Amygdali (Amigdala) di Maria Hatzakou, Grecia 2021, 22 min. Si dice nel corto: “L’Amigdala o corpo amigdaloideo è un complesso nucleare situato nella parte dorsomediale del lobo temporale del cervello che gestisce le emozioni. E’ ritenuta il centro di integrazione di processi neurologici superiori come le emozioni, coinvolta anche nei sistemi della memoria emozionale. E’ attiva nel sistema di comparazione degli stimoli ricevuti con le esperienze passate.” Tanta prosopopea si risolve in una storiella puberale di odio e amore morboso tra due sorelle che si trasforma in un atroce incubo di sangue in un’estate in piscina. Sembrerebbe l’ottimo materiale narrativo per il solito pessimo slasher classico all’americana o per una riedizione del sempre attuale “Che fine Ha fatto Baby Jane?” di Aldrich e invece il tutto si risolve in un fumettone pseudo saffico e vagamente incestuoso come nemmeno nel peggior Yuri del Sol Levante. Stupende adolescenti in costume da bagno che si sfiorano sull’amaca mentre la sorellina “rossa mal Pelo” gelosa e capricciosa le “guata” meditando vendette paranormali che si compiono nella strage finale a bordo piscina tra allucinazioni e cruda realtà. Il risultato è un cortometraggio con evidenti riferimenti zuccherosi e pasticciati all’edulcorata estetica Kitch dei disgustosi anni ‘80; non viene risparmiata agli spettatori nemmeno un’indigeribile colonna sonora finto new wave che la regista in presentazione ha il coraggio perfino di pubblicizzare in versione cassetta nastro a tiratura limitata.

Big di Daniele Pini (Ita) 2021, 14 min. Brutti, sporchi e cattivi sulla spiaggia. Questo non indispensabile esercizio retorico in forma di corto cinematografico concentra tutti i possibili stereotipi rubati da una lunga tradizione cinematografica che ha certo nel film di Scola il suo riferimento maggiore, ma al cui treno possiamo agganciare tranquillamente i vagoni di ”La terra vista dalla Luna” di Pasolini e di “Casotto” di Franco Citti e anche quello de “I Mostri” di Dino Risi.
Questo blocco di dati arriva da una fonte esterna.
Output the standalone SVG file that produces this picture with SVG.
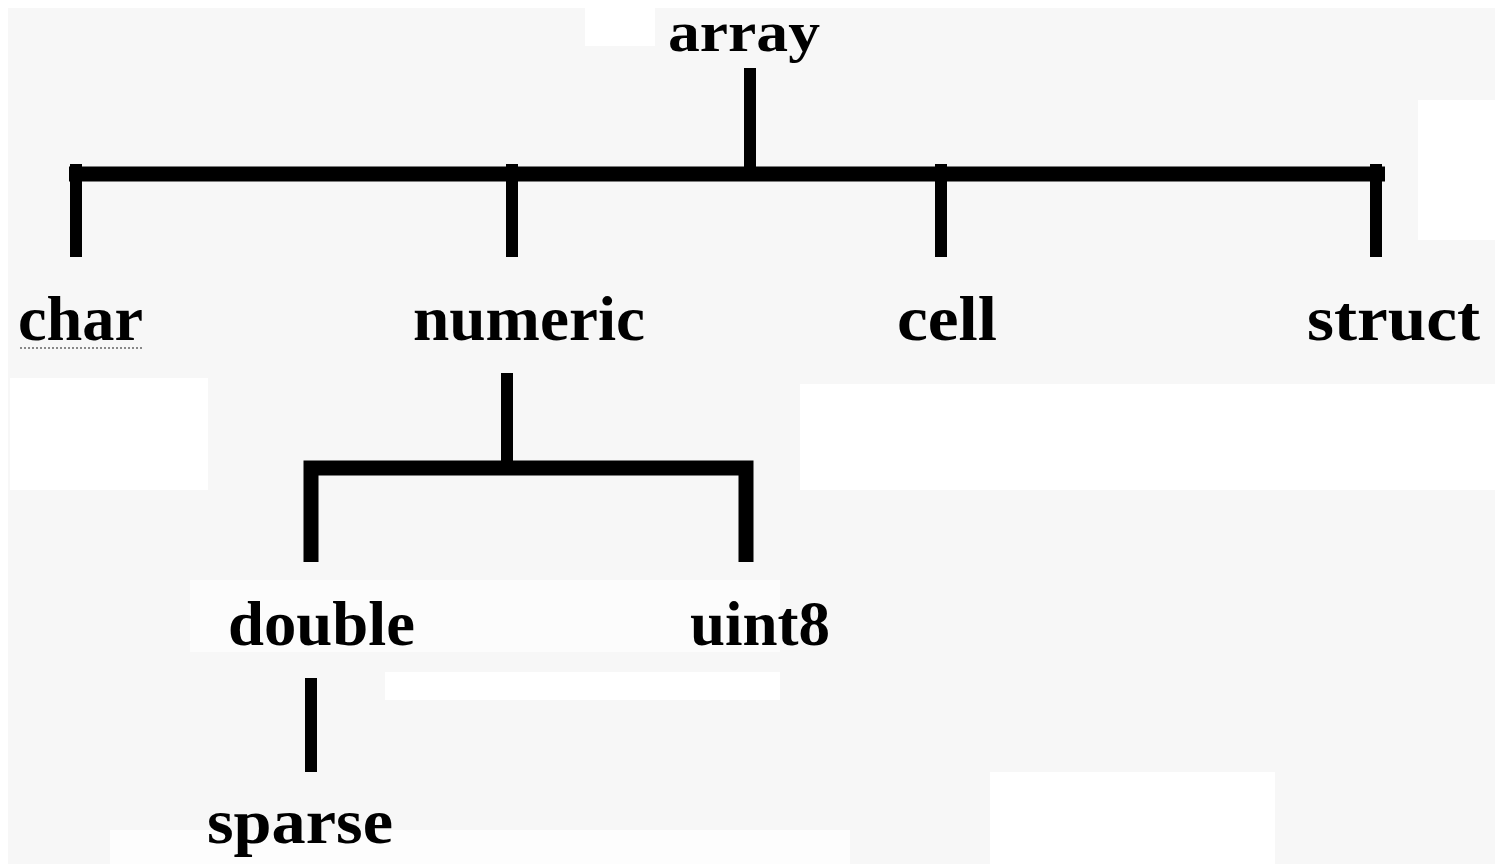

La vera differenza è che quelli erano capolavori nel loro genere, questo ha la fragranza di un bombolone della settimana precedente. La sceneggiatura racconta di una ragazzona con qualche ritardo mentale che vive in una baracca in riva al mare con il proprio padre anche lui piuttosto male in arnese, entrambi conducono una vita miserabile; davanti a loro solo il mare d’inverno limaccioso e scuro di nuvole basse, alle loro spalle una squallida statale piuttosto trafficata, condividono questo spazio paradossale con un’umanità incanaglita nel degrado della miseria e dell’abbandono.

Un tocco di surrealismo vuole che la ragazzona pingue e tarda venga costretta dal padre a perlustrare la spiaggia con un metal detector alla ricerca di qualche piccolo tesoro dimenticato e smarrito (anellini, monete ecc.). E’ obbligata a vendere le cianfrusaglie che scava dalla sabbia ai passanti sulla statale, i magri proventi vengono trasformati dal padre in birrette che si beve con gli altri suoi amici crapuloni che nello squallore dell’abiezione insidiano e abusano della figlia demente.

Lei un giorno trova davvero un grande tesoro sepolto: un bel po’ di esplosivo (forse qualche residuato bellico) con il quale fa saltare baracca e burattini. Il corto è ben confezionato dal punto di vista tecnico ma è troppo indulgente e fin troppo compiaciuto della propria sostanza di fiaba nera alla romanesca con personaggi volutamente caricaturali costantemente sopra le righe e del tutto fuori registro.

Nonostante tutto il livore e il malanimo del contrariato recensore che, come diceva Manganelli più sopra, ha la falsa coscienza di un buffone di quart’ordine, il Trieste Film Festival rimane una meravigliosa occasione per incontrare un continente cinematografico dall’energia e dalla carica vitale ancora intatte. L’ultima edizione, appena conclusa, l’ha dimostrato ampiamente. Viva il TFF!